The Standard & Poor's 500 index's drop this week of 10 percent from recent highs meant the benchmark index is now in a correction amid a rally that started on March 2009.
This is a tough market. And if you don't have a strong stomach and you are not one of those people who thrive on volatility ... this is not the time you should be trading, said Randy Frederick, director of derivatives at the Schwab Center for Financial Research in Texas, Austin.
On Friday, stocks snapped a three-day losing streak as investors bought beaten-down shares including banks. But for the week, the Dow and the S&P were off around 4 percent and the Nasdaq fell 5 percent.
Analysts said economic data due this week and investors' speculation that equities may have fallen too much could lead to a rebound in the market. But with the downside momentum strong on anxiety over European debt issues, the market can easily turn and create increased volatility.
For last week, the Chicago Board Options Exchange Volatility Index <.VIX>, Wall Street's favorite yardstick of investor anxiety, rose 30 percent.
The measure of U.S. stock market volatility closed at 40.10 on Friday, down 12.43 percent, after rising as high as 48.20, the highest since March 10, 2009.
Every bear market starts off as a correction so in this kind of environment, investors get anxious about whether this is just a correction or a start of the bear market. The unknown is what makes people uncomfortable, leading to bigger swings, said Frederick.
He said that the index could swing between mid-30s and high 40s this week.
The VIX is a 30-day risk forecast of stock market volatility. The index typically has an inverse relationship with the S&P benchmark as it tracks option prices that investors are willing to pay as a protection on the underlying stocks.
GEITHNER IN EUROPE
U.S. Treasury Secretary Timothy Geithner will make a stop in Britain and Germany this week to discuss troubled economic conditions there en route home from China.
Of course, there is no quick fix to the debt crisis, but the visit is at a good time. We don't know what will come out of the meetings, but it will probably be some sort of a coordinated effort to address the liquidity issue in Europe, said Jeff Kleintop, chief market strategist at LPL Financial in Boston.
If it shows that the worst of the financial market pressure is starting to be relieved, it will not only be good for stocks but for all risky assets.
Global markets across all assets have been pressured for months on concerns that huge deficits in Greece will spread into a wave of debt crisis in the euro zone and eventually jeopardize the global financial system.
Fear that fiscal tightening would kill the economic recovery pummeled equity and commodity prices last week and caused investors to pay up for safe-haven U.S. government debt.
DATA IN FOCUS
Investors will look for clues on the state of the labor market when jobless claims data comes out on Thursday.
The number of U.S. workers filing new applications for unemployment insurance unexpectedly rose on the week that ended May 14, government data showed.
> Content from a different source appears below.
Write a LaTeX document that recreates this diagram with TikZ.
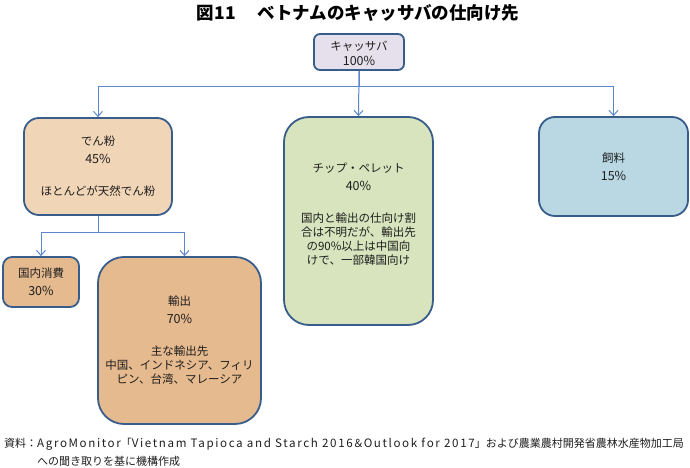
\documentclass[tikz,border=0pt]{standalone}
\usepackage{fontspec}
\setmainfont{Noto Sans CJK JP}
\newfontfamily\widelatin{Noto Sans CJK JP}[LetterSpace=14]
\usepackage{tikz}
\usetikzlibrary{arrows.meta}
\definecolor{boxline}{RGB}{56, 93, 138}
\definecolor{connblue}{RGB}{91, 134, 205}
\definecolor{txtgray}{RGB}{30, 30, 30}
\definecolor{rootfill}{RGB}{229, 224, 236}
\definecolor{starchfill}{RGB}{241, 213, 183}
\definecolor{exportfill}{RGB}{230, 186, 143}
\definecolor{chipfill}{RGB}{215, 228, 189}
\definecolor{feedfill}{RGB}{185, 216, 228}
\tikzset{>={Straight Barb[length=5pt, width=9pt]}}
\tikzset{
  box/.style = {draw = boxline, line width = 1.8pt, align = center, text = txtgray,
                font = \fontsize{11.5}{14}\selectfont, inner sep = 0pt},
  conn/.style = {connblue, line width = 1pt, ->}
}
\newcommand{\pct}[1]{{\fontsize{12.5}{14}\selectfont #1\%}}
\newcommand{\srclatin}[1]{{\widelatin\fontsize{11.6}{18}\selectfont #1}}

\begin{document}
\begin{tikzpicture}[x = 1pt, y = -1pt]
\useasboundingbox (0,0) rectangle (690,468);
\node[font = \fontsize{17.5}{18}\bfseries] (title) at (358, 13) {図11\hspace{22pt}ベトナムのキャッサバの仕向け先};
\node[box, fill = rootfill, rounded corners = 6pt, minimum width = 90pt, minimum height = 36pt] (root) at (359, 52) {\mbox{}\\[-1pt]キャッサバ\\[1pt]\pct{100}};
\node[box, fill = starchfill, rounded corners = 15pt, minimum width = 148pt, minimum height = 97pt] (starch) at (98, 166.5) {でん粉\\[4pt]\pct{45}\\[18pt]ほとんどが天然でん粉};
\node[box, fill = exportfill, rounded corners = 9pt, minimum width = 76pt, minimum height = 50pt] (home) at (41, 282) {国内消費\\[4pt]\pct{30}};
\node[box, fill = exportfill, rounded corners = 26pt, minimum width = 163pt, minimum height = 167pt] (export) at (179.5, 340.5) {輸出\\[4pt]\pct{70}\\[18pt]主な輸出先\\中国、インドネシア、フィリ\\ピン、台湾、マレーシア};
\node[box, fill = chipfill, rounded corners = 25pt, minimum width = 149pt, minimum height = 208pt] (chip) at (358.5, 221) {チップ・ペレット\\[4pt]\pct{40}\\[18pt]国内と輸出の仕向け割\\合は不明だが、輸出先\\の90\%以上は中国向\\けで、一部韓国向け\\[1pt]};
\node[box, fill = feedfill, rounded corners = 16pt, minimum width = 149pt, minimum height = 99pt] (feed) at (613.5, 166.5) {飼料\\[4pt]\pct{15}};
% connectors
\draw[conn] (root.south) -- ++(0,16) -| (starch.north);
\draw[conn] (root.south) -- (chip.north);
\draw[conn] (root.south) -- ++(0,16) -| (feed.north);
\draw[conn] (starch.south) -- ++(0,17) -| (home.north);
\draw[conn] (starch.south) -- ++(0,17) -| ([xshift = 5pt]export.north);
% source
\node[anchor = north west, align = left, inner sep = 0pt, text = txtgray, font = \fontsize{11}{18}\selectfont] (source) at (4, 438)
  {資料：\srclatin{AgroMonitor}「\srclatin{Vietnam Tapioca and Starch 2016}＆\srclatin{Outlook for 2017}」および農業農村開発省農林水産物加工局\\
   \hspace*{3em}への聞き取りを基に機構作成};
\end{tikzpicture}
\end{document}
The increase was the first time since early April, dealing a blow to the labor market recovery.
The improvements that we have seen in jobless claims have flattened out recently, especially after last week. This week's data will be a major indicator of whether this is a temporary slump or a long-term decline, Frederick said.
Housing-related data will also be in focus this week. April's new home sales data on Wednesday is expected to extend the March uptrend as buyers were spurred on by the impending tax credit deadline. Sales are seen rising to 420,000 units in April from 411,000 in March.
Home prices are seen rising this year and next, though they may dip first and it will take years to recover to pre-crash levels.
Existing home sales, due on Monday, are seen rising 6.0 percent to 5.62 million units after growing 6.8 percent in March, with forecasts between 5.42 million and 5.80 million.
The S&P/Case-Shiller 20-city index, which will come out on Tuesday, is seen declining 0.3 percent, seasonally adjusted, in March after a 0.1 percent dip, and increasing 2.4 percent year-over-year after a 0.6 percent rise.
With so much uncertainty in the bigger global picture, good housing indicators can be seen as an instant trigger to a market rally next week, said Steven Hagenbuckle, founder of TerraCap Partners, a private equity fund based in New York and Florida.
On Thursday, the government will release its revised estimate of first-quarter gross domestic product. Analysts forecast a reading of 3.4 percent growth, slightly up from the first reading of 3.2 percent.